While the precise factual situation here presented has apparently not been before our appellate courts, we note the following statement from Curry v. Superior Court, Supra, 2 Cal.3d 707, at page 713, 87 Cal.Rptr. 361, at page 364, 470 P.2d 345, at page 348:
‘When a trial court proposes to discharge a jury without legal necessity therefor, the defendant is under no duty to object in order to claim the protection of the constitutional guarantee, and his mere silence in the face of an ensuing discharge cannot be deemed a waiver. (Citations.) It is true that affirmative conduct by the defendant may constitute a waiver if it clearly evidences consent (citations), and such a waiver will a fortiori be implied when the defendant actually initiates or joins in a motion for mistrial (citation).’ (Emphasis added.)
(See also People v. Compton (1971) 6 Cal.3d 55, 62, 98 Cal.Rptr. 217, 490 P.2d 537; People v. Terry (1970) 2 Cal.3d 362, 386, 85 Cal.Rptr. 409, 466 P.2d 961; People v. Kelly (1933) 132 Cal.App. 118, 122, 22 P.2d 526.)
It is well established that where a defendant takes affirmative steps to seek a new trial (People v. Tong (1909) 155 Cal. 579, 582—584, 102 P. 263), moves for a mistrial (People v. Mills (1957) 148 Cal.App.2d 392, 395, 306 P.2d 1005), or moves in open court to dismiss the indictment based on substantive grounds (People v. Finch (1953) 119 Cal.App.2d Supp. 892, 899, 258 P.2d 1124), he cannot later be heard to plead once in jeopardy as his conduct will have constituted an implied consent to the discharge of the jury. In People v. Kelly, Supra, 132 Cal.App. 118, 22 P.2d 526, the prosecutor, after a prior mistrial for introducing prejudicial matter, elicited the same matter again. Defense counsel first asked that it be stricken, and then, after discussion during recess, declared ‘I am satisfied . . . this case should either result in a mistrial or an instructed verdict’ and ‘I am going to ask that we have an instructed verdict. . . .’ (At p. 121, 22 P.2d at p. 527.) The judge granted a mistrial. It was held that the remarks of defense counsel amounted to an implied consent to a discharge of the jury. ‘To say that a defendant is satisfied that a case should result in a mistrial, in sound reason and common sense, strongly implies a consent that such a result should obtain.’ (People v.
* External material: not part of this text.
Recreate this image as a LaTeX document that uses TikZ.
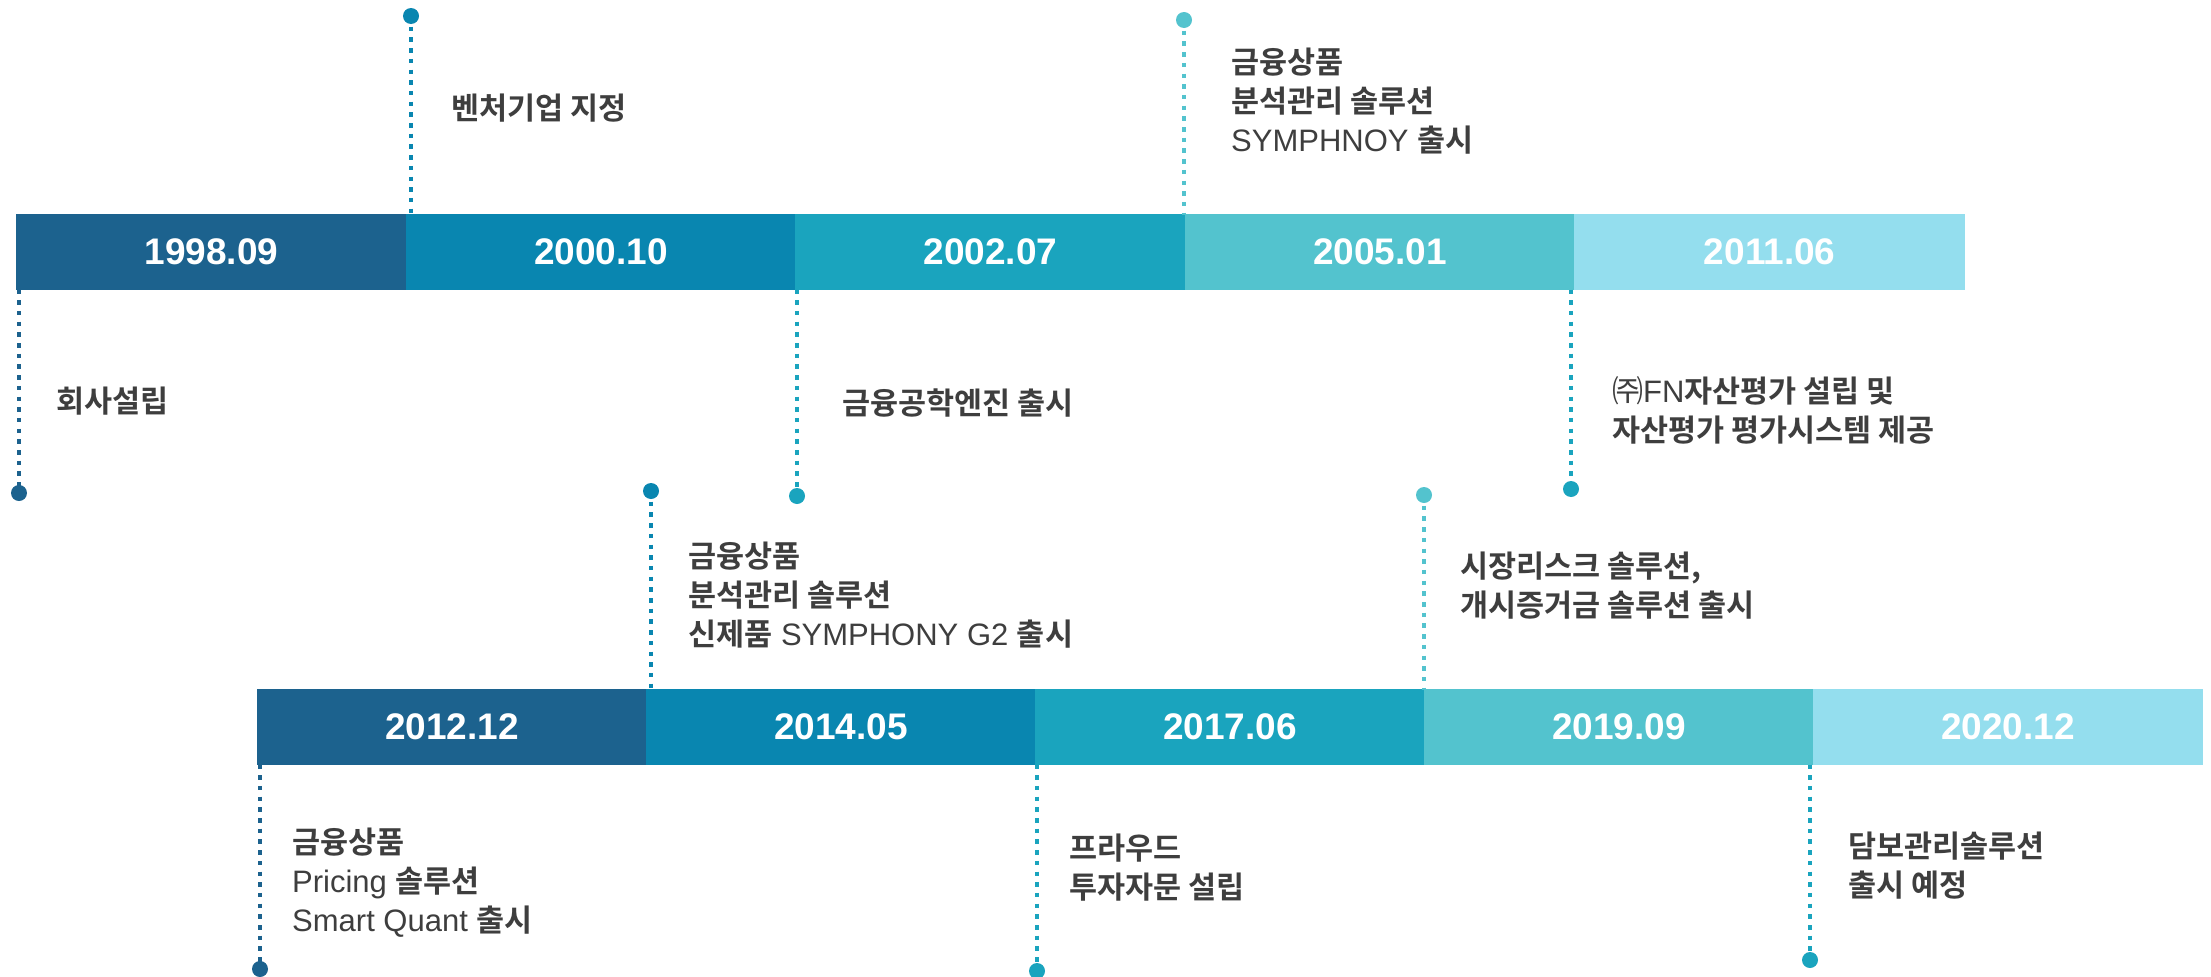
\documentclass[tikz,border=0pt]{standalone}
\usepackage{fontspec}
\setmainfont{Liberation Sans}
\newfontfamily\kr{Noto Sans CJK KR}[BoldFont=* Bold]
\usetikzlibrary{positioning}
\definecolor{segA}{HTML}{1C628E}
\definecolor{segB}{HTML}{0986B0}
\definecolor{segC}{HTML}{1AA4BE}
\definecolor{segD}{HTML}{53C3CE}
\definecolor{segE}{HTML}{94DEEE}
\definecolor{txt}{HTML}{3E3E3E}
\def\ko#1{{\kr\bfseries\fontsize{30.5}{39}\selectfont #1}}

\begin{document}
\begin{tikzpicture}[x=1pt,y=-1pt,
	seg/.style={rectangle,inner sep=0,outer sep=0,minimum width=#1,minimum height=75pt,anchor=west,text=white,font=\bfseries\fontsize{37}{40}\selectfont},
	seg/.default=389.6pt,
	tone/.style={fill=#1,draw=#1,line width=1pt},
	lbl/.style={anchor=west,inner sep=0,align=left,text=txt,font=\fontsize{31}{39}\selectfont},
	dot/.style={circle,inner sep=0,minimum size=16pt},
	lead/.style={line width=4.5pt,dash pattern=on 4.5pt off 6.2pt}]
			%%%%% START %%%%%
			\useasboundingbox (0,0) rectangle (2211,977);
			
			% upper bar
			\node[seg,tone=segA] (t1) at (16.5,252) {1998.09};
			\node[seg,tone=segB,right=0pt of t1] (t2) {2000.10};
			\node[seg,tone=segC,right=0pt of t2] (t3) {2002.07};
			\node[seg,tone=segD,right=0pt of t3] (t4) {2005.01};
			\node[seg,tone=segE,right=0pt of t4] (t5) {2011.06};
			
			% lower bar
			\node[seg=389pt,tone=segA] (b1) at (257.5,727) {2012.12};
			\node[seg=389pt,tone=segB,right=0pt of b1] (b2) {2014.05};
			\node[seg=389pt,tone=segC,right=0pt of b2] (b3) {2017.06};
			\node[seg=389pt,tone=segD,right=0pt of b3] (b4) {2019.09};
			\node[seg=389pt,tone=segE,right=0pt of b4] (b5) {2020.12};
			
			% leaders of the upper bar
			\node[dot,fill=segB] (venture) at (411,16) {};
			\draw[lead,segB] (venture.center) -- (venture |- t2.north);
			\node[dot,fill=segD] (symph) at (1184,20) {};
			\draw[lead,segD] (symph.center) -- (symph |- t4.north);
			\node[dot,fill=segA] (found) at (19,493) {};
			\draw[lead,segA] (found |- t1.south) -- (found.center);
			\node[dot,fill=segC] (engine) at (797,496) {};
			\draw[lead,segC] (engine |- t3.south) -- (engine.center);
			\node[dot,fill=segC] (fnval) at (1571,489) {};
			\draw[lead,segC] (fnval |- t4.south) -- (fnval.center);
			
			% leaders of the lower bar
			\node[dot,fill=segB] (gtwo) at (651,491) {};
			\draw[lead,segB] (gtwo.center) -- (gtwo |- b2.north);
			\node[dot,fill=segD] (risk) at (1424,495) {};
			\draw[lead,segD] (risk.center) -- (risk |- b4.north);
			\node[dot,fill=segA] (quant) at (260,969) {};
			\draw[lead,segA] (quant |- b1.south) -- (quant.center);
			\node[dot,fill=segC] (fraud) at (1037,971) {};
			\draw[lead,segC] (fraud |- b3.south) -- (fraud.center);
			\node[dot,fill=segC] (colla) at (1810,960) {};
			\draw[lead,segC] (colla |- b5.south) -- (colla.center);
			
			% texts
			\node[lbl] (ventureT) at (451,108) {\ko{벤처기업 지정}};
			\node[lbl] (symphT) at (1231,101) {\ko{금융상품}\\\ko{분석관리 솔루션}\\SYMPHNOY \ko{출시}};
			\node[lbl] (foundT) at (56,401) {\ko{회사설립}};
			\node[lbl] (engineT) at (842,403) {\ko{금융공학엔진 출시}};
			\node[lbl] (fnvalT) at (1612,410) {{\kr ㈜}FN\ko{자산평가 설립 및}\\\ko{자산평가 평가시스템 제공}};
			\node[lbl] (gtwoT) at (688,595) {\ko{금융상품}\\\ko{분석관리 솔루션}\\\ko{신제품} SYMPHONY G2 \ko{출시}};
			\node[lbl] (riskT) at (1460,586) {\ko{시장리스크 솔루션,}\\\ko{개시증거금 솔루션 출시}};
			\node[lbl] (quantT) at (292,883) {\ko{금융상품}\\Pricing \ko{솔루션}\\Smart Quant \ko{출시}};
			\node[lbl] (fraudT) at (1069,868) {\ko{프라우드}\\\ko{투자자문 설립}};
			\node[lbl] (collaT) at (1848,866) {\ko{담보관리솔루션}\\\ko{출시 예정}};
			
			%%%%% END %%%%%
		\end{tikzpicture}
\end{document}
Kelly, Supra, 132 Cal.App. 118, at p. 122, 22 P.2d 526, at p. 528.) Likewise, to seek a lengthy continuance and to agree to the assignment of the case back to the criminal department for resetting strongly implies a consent to the discharge of the jury.
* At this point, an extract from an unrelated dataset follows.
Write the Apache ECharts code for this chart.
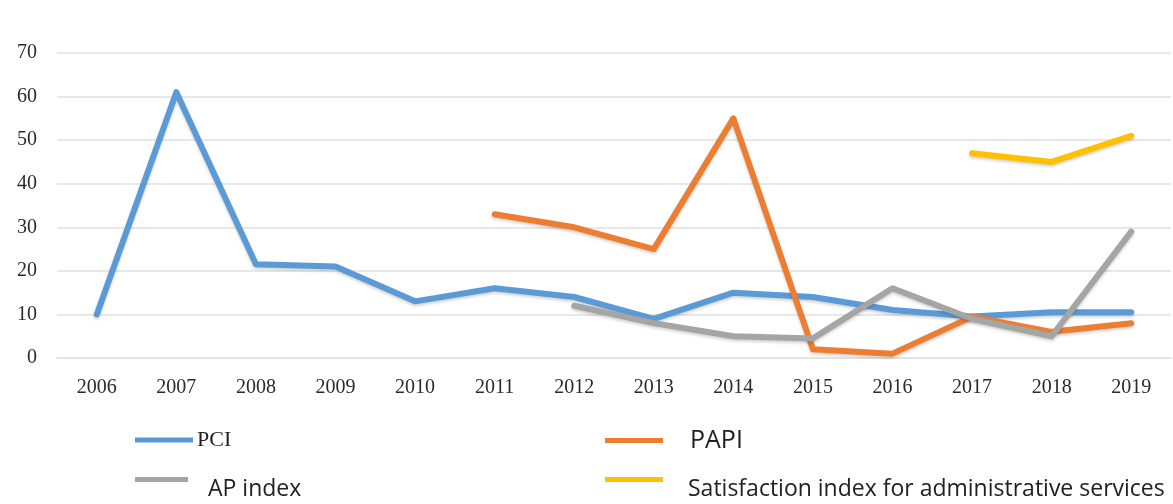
<!DOCTYPE html>
<html>
<head>
<meta charset="utf-8">
<script src="https://cdn.jsdelivr.net/npm/echarts@6/dist/echarts.min.js"></script>
<style>
  html, body { margin: 0; padding: 0; background: #ffffff; }
  #chart { width: 1173px; height: 504px; }
</style>
</head>
<body>
<div id="chart"></div>
<script>
// Years on the horizontal axis
const years = ['2006', '2007', '2008', '2009', '2010', '2011', '2012', '2013', '2014', '2015', '2016', '2017', '2018', '2019'];

// Index values per year (null where an index was not published)
const pci = [10, 61, 21.5, 21, 13, 16, 14, 9, 15, 14, 11, 9.5, 10.5, 10.5];
const papi = [null, null, null, null, null, 33, 30, 25, 55, 2, 1, 9.5, 6, 8];
const apIndex = [null, null, null, null, null, null, 12, 8, 5, 4.5, 16, 9, 5, 29];
const satisfaction = [null, null, null, null, null, null, null, null, null, null, null, 47, 45, 51];

const seriesNames = ['PCI', 'PAPI', 'AP index', 'Satisfaction index for administrative services'];
const colors = ['#5B9BD5', '#ED7D31', '#A5A5A5', '#FFC000'];

const chart = echarts.init(document.getElementById('chart'));

function lineSeries(name, data, color) {
  return {
    name: name,
    type: 'line',
    data: data,
    showSymbol: false,
    symbol: 'none',
    connectNulls: false,
    lineStyle: {
      width: 6,
      color: color,
      join: 'round',
      cap: 'round',
      shadowColor: 'rgba(0,0,0,0.18)',
      shadowBlur: 3,
      shadowOffsetY: 2
    },
    itemStyle: { color: color },
    emphasis: { disabled: true }
  };
}

// Legend swatch: a 5px bar; the raised variant sits the bar at the top of
// a taller box so the label hangs below the swatch's centre line.
function barIcon(w) { return 'path://M0,0 H' + w + ' V5 H0 Z'; }
function raisedBarIcon(w) { return 'path://M0,0 H' + w + ' V5 H0 Z M0,24.9 H0.1 V25 H0 Z'; }

// One legend per entry so each label can carry its own font and offset
function legendAt(name, left, top, icon, iconW, iconH, textStyle) {
  return {
    data: [name],
    left: left,
    top: top,
    padding: 0,
    icon: icon,
    itemWidth: iconW,
    itemHeight: iconH,
    itemGap: 0,
    selectedMode: false,
    textStyle: textStyle
  };
}

const serifLabel = { color: '#2a2a2a', fontFamily: 'Liberation Serif', fontSize: 20 };

const option = {
  backgroundColor: '#ffffff',
  animation: false,
  color: colors,
  grid: { left: 57, right: 2, top: 53, bottom: 146, containLabel: false },
  xAxis: {
    type: 'category',
    data: years,
    boundaryGap: true,
    axisLine: { show: true, lineStyle: { color: '#e3e3e3', width: 2 } },
    axisTick: { show: false },
    axisLabel: Object.assign({ margin: 20 }, serifLabel)
  },
  yAxis: {
    type: 'value',
    min: 0,
    max: 70,
    interval: 10,
    axisLine: { show: false },
    axisTick: { show: false },
    splitLine: { lineStyle: { color: '#e8e8e8', width: 2 } },
    axisLabel: Object.assign({ margin: 20 }, serifLabel)
  },
  legend: [
    legendAt(seriesNames[0], 135, 429, barIcon(58), 58, 5,
      { fontFamily: 'Liberation Serif', fontSize: 22, color: '#222', padding: [0, 0, 0, -1] }),
    legendAt(seriesNames[1], 605, 428, barIcon(58), 58, 5,
      { fontFamily: 'Open Sans', fontSize: 25, color: '#222', padding: [0, 0, 0, 22] }),
    legendAt(seriesNames[2], 135, 477, raisedBarIcon(53), 53, 25,
      { fontFamily: 'Open Sans', fontSize: 23, color: '#222', padding: [0, 0, 0, 15] }),
    legendAt(seriesNames[3], 605, 477, raisedBarIcon(58), 58, 25,
      { fontFamily: 'Open Sans', fontSize: 23, color: '#222', padding: [0, 0, 0, 20] })
  ],
  series: [
    lineSeries(seriesNames[0], pci, colors[0]),
    lineSeries(seriesNames[1], papi, colors[1]),
    lineSeries(seriesNames[2], apIndex, colors[2]),
    lineSeries(seriesNames[3], satisfaction, colors[3])
  ]
};

chart.setOption(option);
</script>
</body>
</html>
Several cases from other jurisdictions have held that where a defendant moves for a continuance and the motion is granted the subsequent discharge of the jury is deemed to have been with the implied consent of the defendant (Holt v. State (1945) 223 Ind. 217, 59 N.E.2d 563, 564—565; State ex rel. Lukish v. Superior Court (1927) 145 Wash. 450, 260 P. 671, 672; White v. State (1923) 23 Okl.Cr. 198, 214 P. 202, 204—205). (See also annotation in 63 A.L.R.2d 782, 801—802; 100 A.L.R.2d 371.)
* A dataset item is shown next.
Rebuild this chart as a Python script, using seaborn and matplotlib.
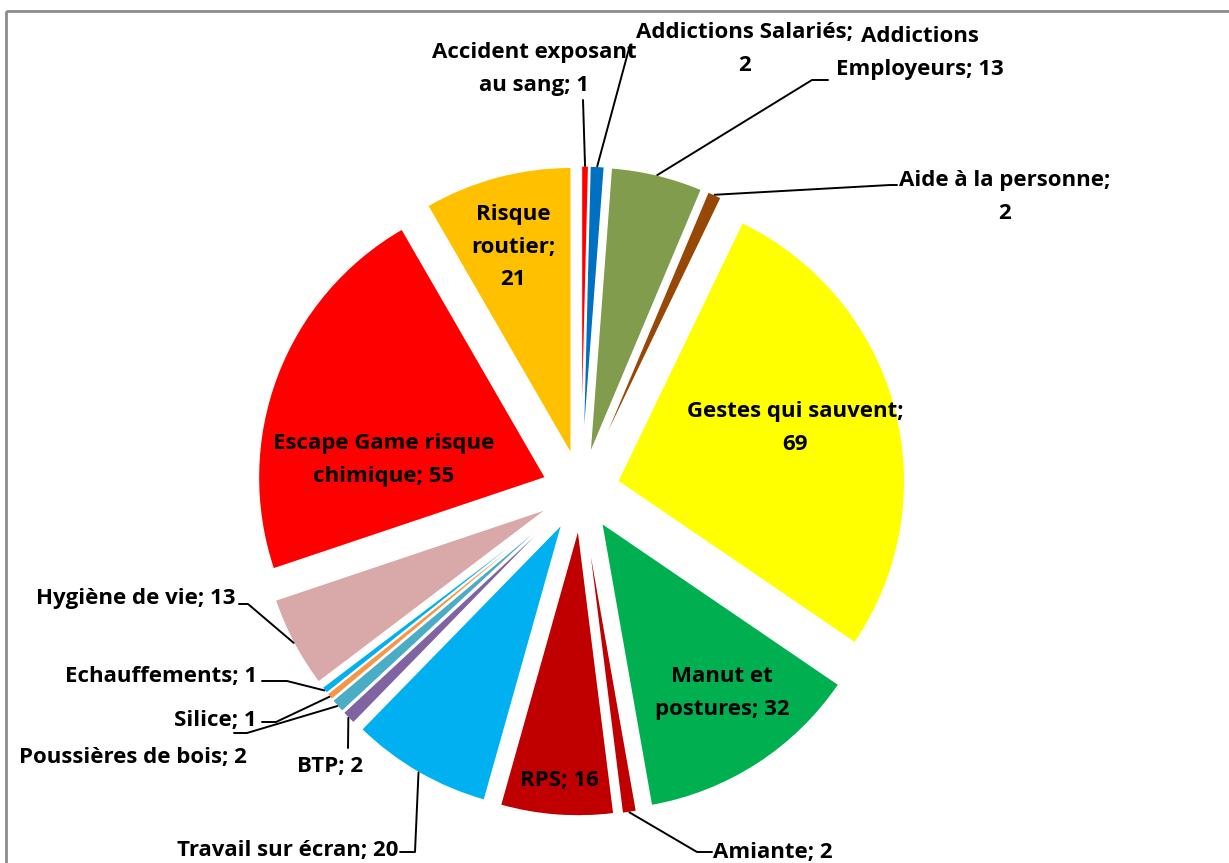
import numpy as np
import seaborn as sns
import matplotlib.pyplot as plt
from matplotlib.patches import Rectangle

# Data (clockwise from 12 o'clock)
categories = ["Accident exposant au sang", "Addictions Salariés", "Addictions Employeurs",
              "Aide à la personne", "Gestes qui sauvent", "Manut et postures", "Amiante",
              "RPS", "Travail sur écran", "BTP", "Poussières de bois", "Silice",
              "Echauffements", "Hygiène de vie", "Escape Game risque chimique", "Risque routier"]
values = [1, 2, 13, 2, 69, 32, 2, 16, 20, 2, 2, 1, 1, 13, 55, 21]
colors = ["#FF0000", "#0070C0", "#809C4C", "#974706", "#FFFF00", "#00B050", "#C00000",
          "#C00000", "#00B0F0", "#8064A2", "#4BACC6", "#F79646", "#00B0F0", "#D9A8A8",
          "#FF0000", "#FFC000"]

# Label text (with line breaks as in the chart)
label_texts = ["Accident exposant\nau sang; 1", "Addictions Salariés;\n2", "Addictions\nEmployeurs; 13",
               "Aide à la personne;\n2", "Gestes qui sauvent;\n69", "Manut et\npostures; 32",
               "Amiante; 2", "RPS; 16", "Travail sur écran; 20", "BTP; 2",
               "Poussières de bois; 2", "Silice; 1", "Echauffements; 1", "Hygiène de vie; 13",
               "Escape Game risque\nchimique; 55", "Risque\nroutier;\n21"]

# Layout: label anchor (pixels), alignment, and leader elbow points
label_pos = [(534, 69, "center"), (745, 49, "center"), (920, 53, "center"),
             (1005, 197, "center"), (795, 428, "center"), (722, 693, "center"),
             (713, 852, "left"), (559, 780, "center"), (398, 850, "right"),
             (330, 766, "center"), (247, 757, "right"), (257, 720, "right"),
             (257, 676, "right"), (235, 598, "right"), (384, 460, "center"),
             (513, 247, "center")]
leader_pts = [[(583, 100)], [(630, 45)], [(812, 80), (828, 80)], [(890, 185), (897, 185)],
              None, None, [(697, 852), (712, 852)], None, [(415, 852), (400, 852)],
              [(348, 748)], [(247, 733), (234, 733)], [(276, 722), (262, 722)],
              [(287, 681), (262, 681)], [(248, 604), (239, 604)], None, None]

sns.set_theme(style="white")
plt.rcParams["font.family"] = ["Open Sans", "DejaVu Sans"]

fig = plt.figure(figsize=(12.29, 8.63), dpi=100)
ax = fig.add_axes([0, 0, 1, 1])

# explode is in data units here (pixels), since radius is in pixels
wedges, _ = ax.pie(values, colors=colors, startangle=-90, counterclock=True,
                   radius=287, center=(581, 491), explode=[38] * len(values),
                   wedgeprops=dict(edgecolor="white", linewidth=1))
ax.set_xlim(0, 1229)
ax.set_ylim(863, 0)
ax.set_aspect("equal")
ax.axis("off")

for w, txt, (lx, ly, ha), pts in zip(wedges, label_texts, label_pos, leader_pts):
    ax.text(lx, ly, txt, ha=ha, va="center", fontsize=16, fontweight="bold",
            color="black", linespacing=1.72, multialignment="center")
    if pts:
        th = np.deg2rad((w.theta1 + w.theta2) / 2)
        cx, cy = w.center
        sx, sy = cx + w.r * np.cos(th), cy + w.r * np.sin(th)
        xs = [sx] + [p[0] for p in pts]
        ys = [sy] + [p[1] for p in pts]
        ax.plot(xs, ys, color="black", lw=1.4)

# chart area border
ax.add_patch(Rectangle((6, 11), 1300, 900, fill=False, edgecolor="#8C8C8C", lw=2, clip_on=False))

fig.savefig("out.png", dpi=100)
In our opinion, the only reasonable inference to be drawn from the events of December 7 is that appellant impliedly consented to a discharge of the jury. Having consented, he waived his right to claim jeopardy at the subsequent trial (People v. Mills (1957) 148 Cal.App.2d 392, 395, 306 P.2d 1005; People v. Kelly, Supra, 132 Cal.App. 118, 22 P.2d 526).
Appellant asserts that the issue of once in jeopardy should have been submitted to the jury as a question of fact. Viewing the law in its literal terms, a plea of double jeopardy raises an issue of fact (Pen.Code, s 1041, subd. 3). The Penal Code also provides that all issues of fact in criminal cases are to be tried by a jury unless jury trial is waived (Pen.Code, s 1042; Cal.Const., art. I, s 7; see also People v. Frank (1933) 134 Cal.App. 211, 214, 25 P.2d 486).
However, as stated in People v. Vigghiany (1960) 181 Cal.App.2d 621, at page 631, 5 Cal.Rptr. 501, at page 508:
‘Where the facts are uncontradicted and different inferences cannot be drawn, the decision on a plea of once in jeopardy . . . is one of law for the court to decide, not the jury.’
(See also People v. Bechtel (1953) 41 Cal.2d 441, 445, 260 P.2d 31; People v. Greer (1947) 30 Cal.2d 589, 595—596, 184 P.2d 512; People v. Yopp (1961) 195 Cal.App.2d 726, 729, 16 Cal.Rptr. 115; People v. Hess (1951) 107 Cal.App.2d 407, 426, 237 P.2d 568.)
In the case at hand the facts are not in dispute. Defense counsel was not ready to defend the case on its merits. In the presence of appellant he refused to accept a one-day continuance offered by the court and sought a lengthy continuance of two or three weeks in order to produce witnesses on appellant's behalf. He expressed the opinion that the case should be transferred back to the criminal department for resetting. As a member of the Public Defender's Officer of Kern County and an experienced trial attorney, he obviously knew that the matter would be reset before another jury. All facts being considered, we conclude that only one reasonable inference can be drawn, that appellant impliedly consented to a discharge of the jury then ready to try the case. We find no error in the trial court's ruling on the plea of once in jeopardy as a matter of law.
The cause is remanded with directions to the trial court to correct the record to show that appellant was convicted of escape in violation of Penal Code section 4530, subdivision (c), and to sentence appellant under that section. In all other respects the judgment is affirmed.
FRANSON*, Associate Justice. FN* Assigned by the Chairman of the Judicial Council.
STONE, P.J., and GARGANO, J., concur.